Captain Harper was subsequently present at the blockade of Venice under the orders of Rear-Admiral John Gore, and following its surrender he took the Saracen up through the canals for some twelve miles to anchor near St. Mark's Palace. To honour his Adriatic achievements he was later rewarded by the Emperor of Austria with the insignia of a Knight of the Order of Leopold as a reward for his distinguished conduct at Cattaro and Ragusa.
On 7 June 1814 Harper was posted captain, and after service in North America he returned to England on 26 October 1814. Just over two weeks later he took command of the new Tyne 20, at Portsmouth, in which vessel he sailed with despatches for the East Indies that month. At Bombay on 19 June 1815, he took command of the new Wellesley 74, which had been constructed at that port, but shortly afterwards he removed to the Doris 36, which he brought home with despatches to be paid off in the Thames in March 1816. In the meantime he had been nominated a C.B. on 4 June 1815.
Continuing in immediate employment, Harper joined the Wye 20, which he sailed for Quebec at the end of June giving passage to Lieutenant-General David Latimer Tinling-Widdrington and his suite. He remained at Halifax for the best part of the next three years, and upon his return he went on half pay in December 1818, after thirty-six years almost continuous service.
Retiring to Dorking, Surrey, Harper did not see any further service but on 1 October 1846 was placed on the retired list as a Rear Admiral, although with no increase in pay. He died on 2 July 1855 at his residence near Guildford, Surrey.

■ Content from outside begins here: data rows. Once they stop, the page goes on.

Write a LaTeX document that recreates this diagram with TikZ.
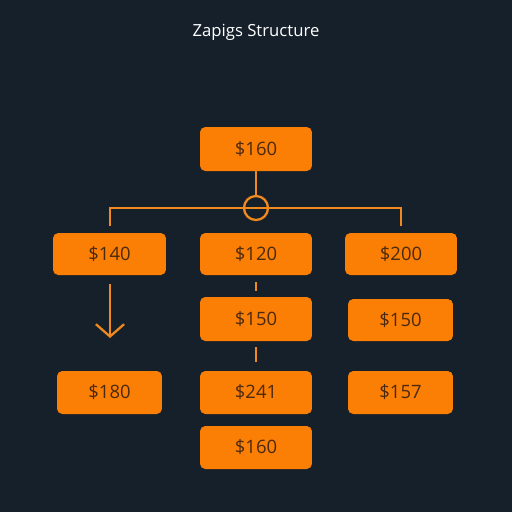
\documentclass[tikz,border=0pt]{standalone}
\usepackage{fontspec}
\setmainfont{Open Sans}
\usetikzlibrary{arrows.meta}
\definecolor{bg}{HTML}{16202A}
\definecolor{boxor}{HTML}{FB7E05}
\definecolor{lineor}{HTML}{F08A1E}
\definecolor{boxtxt}{HTML}{4A2A10}
\tikzset{
  pricebox/.style={fill=boxor, draw=none, rounded corners=3pt, text=boxtxt,
    font=\fontsize{10.5pt}{12pt}\selectfont, inner sep=0pt, anchor=center},
  link/.style={draw=lineor, line width=1.3pt},
}
\begin{document}
\begin{tikzpicture}[x=0.02cm, y=-0.02cm]
\fill[bg] (0,0) rectangle (512,512);
\useasboundingbox (0,0) rectangle (512,512);
\node[text=white, font=\fontsize{9.5pt}{11pt}\selectfont] (title) at (256,32) {Zapigs Structure};
% boxes
\node[pricebox, minimum width=2.24cm, minimum height=0.88cm] (top) at (256,149) {\$160};
\node[pricebox, minimum width=2.26cm, minimum height=0.84cm] (b140) at (109.5,254) {\$140};
\node[pricebox, minimum width=2.24cm, minimum height=0.84cm] (b120) at (256,254) {\$120};
\node[pricebox, minimum width=2.24cm, minimum height=0.84cm] (b200) at (401,254) {\$200};
\node[pricebox, minimum width=2.24cm, minimum height=0.88cm] (m150) at (256,319) {\$150};
\node[pricebox, minimum width=2.10cm, minimum height=0.84cm] (r150) at (400.5,320) {\$150};
\node[pricebox, minimum width=2.10cm, minimum height=0.86cm] (b180) at (109.5,392.5) {\$180};
\node[pricebox, minimum width=2.24cm, minimum height=0.86cm] (b241) at (256,392.5) {\$241};
\node[pricebox, minimum width=2.10cm, minimum height=0.86cm] (b157) at (400.5,392.5) {\$157};
\node[pricebox, minimum width=2.24cm, minimum height=0.86cm] (bot) at (256,447.5) {\$160};
% junction
\node[draw=lineor, line width=1.3pt, circle, minimum size=0.48cm, inner sep=0pt] (junc) at (256,208) {};
\coordinate (hl) at (110,208);
\coordinate (hr) at (401,208);
\coordinate (tl) at (110,226);
\coordinate (tr) at (401,226);
\draw[link] (top.south) -- (junc.north);
\draw[link] (tl) -- (hl) -- (hr) -- (tr);
% arrow
\coordinate (a1) at (110,284);
\coordinate (a2) at (110,338);
\draw[link, -{Straight Barb[length=7pt, width=16pt, line width=1.3pt]}] (a1) -- (a2);
% dashes
\coordinate (d1) at (256,282);
\coordinate (d2) at (256,291);
\coordinate (d3) at (256,347);
\coordinate (d4) at (256,362);
\draw[link] (d1) -- (d2);
\draw[link] (d3) -- (d4);
\end{tikzpicture}
\end{document}
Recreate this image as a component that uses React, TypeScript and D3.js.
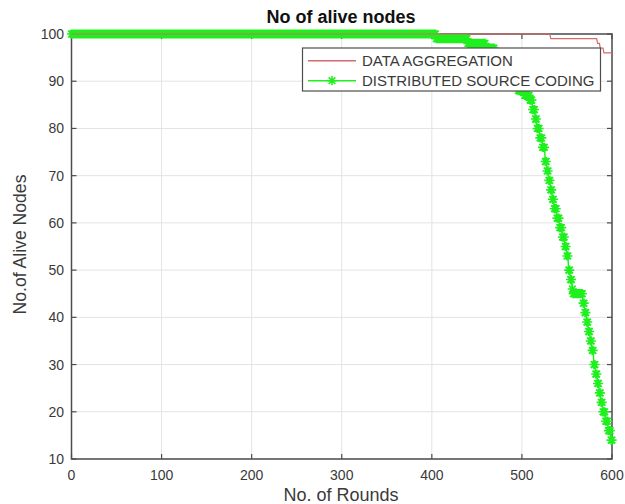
import React from "react";
import * as d3 from "d3";

const title = "No of alive nodes";
const xLabel = "No. of Rounds";
const yLabel = "No.of Alive Nodes";
const seriesNames = ["DATA AGGREGATION", "DISTRIBUTED SOURCE CODING"];
const xTicks = [0, 100, 200, 300, 400, 500, 600];
const yTicks = [10, 20, 30, 40, 50, 60, 70, 80, 90, 100];

// round at which the alive count changes, and the new alive count
const daRounds = [0, 532, 584, 587, 591];
const daAlive = [100, 99, 98, 97, 96];

const dscRounds = [
  0, 405, 440, 460, 470, 480, 487, 496, 503, 509, 512, 515, 517, 520, 523, 526,
  528, 530, 532, 534, 536, 539, 542, 545, 548, 550, 552, 554, 556, 557,
  568, 570, 572, 574, 576, 578, 580, 582, 584, 586, 588, 590, 593, 596, 599,
];
const dscAlive = [
  100, 99, 98, 97, 95, 92, 89, 88, 87, 86, 84, 82, 80, 78, 76, 73,
  71, 69, 67, 65, 63, 61, 59, 57, 55, 53, 50, 48, 46, 45,
  43, 41, 39, 37, 35, 33, 30, 28, 26, 24, 22, 20, 18, 16, 14,
];

const maxRound = 600;

function expand(rs: number[], vs: number[]) {
  const out: [number, number][] = [];
  for (let r = 0; r <= maxRound; r++) {
    const i = d3.bisectRight(rs, r) - 1;
    out.push([r, vs[Math.max(0, i)]]);
  }
  return out;
}

const W = 625;
const H = 504;
const L = 71.5;
const R = 612;
const T = 34;
const B = 459;

const axisColor = "#4d4d4d";
const textColor = "#3a3a3a";
const gridColor = "#e3e3e3";
const red = "#d46a6a";
const green = "#1ef01e";
const font = "'Liberation Sans', Arial, Helvetica, sans-serif";

function starPath(cx: number, cy: number, s: number) {
  const d = s * 0.72;
  return `M${cx - s},${cy}L${cx + s},${cy}M${cx},${cy - s}L${cx},${cy + s}M${cx - d},${cy - d}L${cx + d},${cy + d}M${cx - d},${cy + d}L${cx + d},${cy - d}`;
}

export default function App() {
  const x = d3.scaleLinear().domain([0, 600]).range([L, R]);
  const y = d3.scaleLinear().domain([10, 100]).range([B, T]);
  const line = d3
    .line<[number, number]>()
    .x((d) => x(d[0]))
    .y((d) => y(d[1]));

  const da = expand(daRounds, daAlive);
  const dsc = expand(dscRounds, dscAlive);
  const markers = dsc.map((d) => starPath(x(d[0]), y(d[1]), 4.6)).join("");

  const legX = 302.5;
  const legY = 48;
  const legW = 298;
  const legH = 43;
  const row1 = 60.7;
  const row2 = 80.7;

  return (
    <div style={{ position: "absolute", left: 0, top: 0 }}>
      <svg width={W} height={H} style={{ display: "block", background: "#fff" }}>
        <defs>
          <clipPath id="plotclip">
            <rect x={L - 6} y={T - 6} width={R - L + 12} height={B - T + 12} />
          </clipPath>
        </defs>
        {/* grid */}
        {xTicks.map((t) => (
          <line key={"gx" + t} x1={x(t)} x2={x(t)} y1={T} y2={B} stroke={gridColor} strokeWidth={1} />
        ))}
        {yTicks.map((t) => (
          <line key={"gy" + t} x1={L} x2={R} y1={y(t)} y2={y(t)} stroke={gridColor} strokeWidth={1} />
        ))}
        {/* box */}
        <rect x={L} y={T} width={R - L} height={B - T} fill="none" stroke={axisColor} strokeWidth={1.5} />
        {/* ticks (inward) */}
        {xTicks.map((t) => (
          <g key={"tx" + t}>
            <line x1={x(t)} x2={x(t)} y1={B} y2={B - 5} stroke={axisColor} strokeWidth={1.2} />
            <line x1={x(t)} x2={x(t)} y1={T} y2={T + 5} stroke={axisColor} strokeWidth={1.2} />
            <text x={x(t)} y={480} textAnchor="middle" fontSize={14} fill={textColor} fontFamily={font}>
              {t}
            </text>
          </g>
        ))}
        {yTicks.map((t) => (
          <g key={"ty" + t}>
            <line x1={L} x2={L + 5} y1={y(t)} y2={y(t)} stroke={axisColor} strokeWidth={1.2} />
            <line x1={R} x2={R - 5} y1={y(t)} y2={y(t)} stroke={axisColor} strokeWidth={1.2} />
            <text x={64} y={y(t) + 5} textAnchor="end" fontSize={14} fill={textColor} fontFamily={font}>
              {t}
            </text>
          </g>
        ))}
        {/* series */}
        <g clipPath="url(#plotclip)">
          <path d={line(dsc) || ""} fill="none" stroke={green} strokeWidth={1.5} />
          <path d={markers} fill="none" stroke={green} strokeWidth={1.6} />
          <path d={line(da) || ""} fill="none" stroke={red} strokeWidth={1.2} />
        </g>
        {/* title & labels */}
        <text x={341} y={23} textAnchor="middle" fontSize={18} fontWeight="bold" fill="#111" fontFamily={font}>
          {title}
        </text>
        <text x={341} y={501} textAnchor="middle" fontSize={18} fill={textColor} fontFamily={font}>
          {xLabel}
        </text>
        <text
          transform={`translate(26,${(T + B) / 2 - 2}) rotate(-90)`}
          textAnchor="middle"
          fontSize={17.6}
          fill={textColor}
          fontFamily={font}
        >
          {yLabel}
        </text>
        {/* legend */}
        <rect x={legX} y={legY} width={legW} height={legH} fill="#fff" stroke={axisColor} strokeWidth={1.2} />
        <line x1={308} x2={356} y1={row1} y2={row1} stroke={red} strokeWidth={1.5} />
        <line x1={308} x2={356} y1={row2} y2={row2} stroke={green} strokeWidth={1.5} />
        <path d={starPath(332, row2, 4.6)} fill="none" stroke={green} strokeWidth={1.6} />
        <text x={362} y={row1 + 5} fontSize={15} fill={textColor} fontFamily={font}>
          {seriesNames[0]}
        </text>
        <text x={362} y={row2 + 5} fontSize={15} fill={textColor} fontFamily={font}>
          {seriesNames[1]}
        </text>
      </svg>
    </div>
  );
}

Harper was married firstly in 1805, and on the second occasion on 30 October 1834, at Ockley, Surrey, to a widow, Susannah Maria Young of that county. He had at least two sons and two daughters from his first marriage. His eldest son, John Horatio Harper, died on board the Arab 16, which was lost with all hands off County Mayo, Ireland, on 18 December 1823. His only surviving son, Theodore Hoste Harper, a civil engineer, died of cholera at Calcutta in 1862.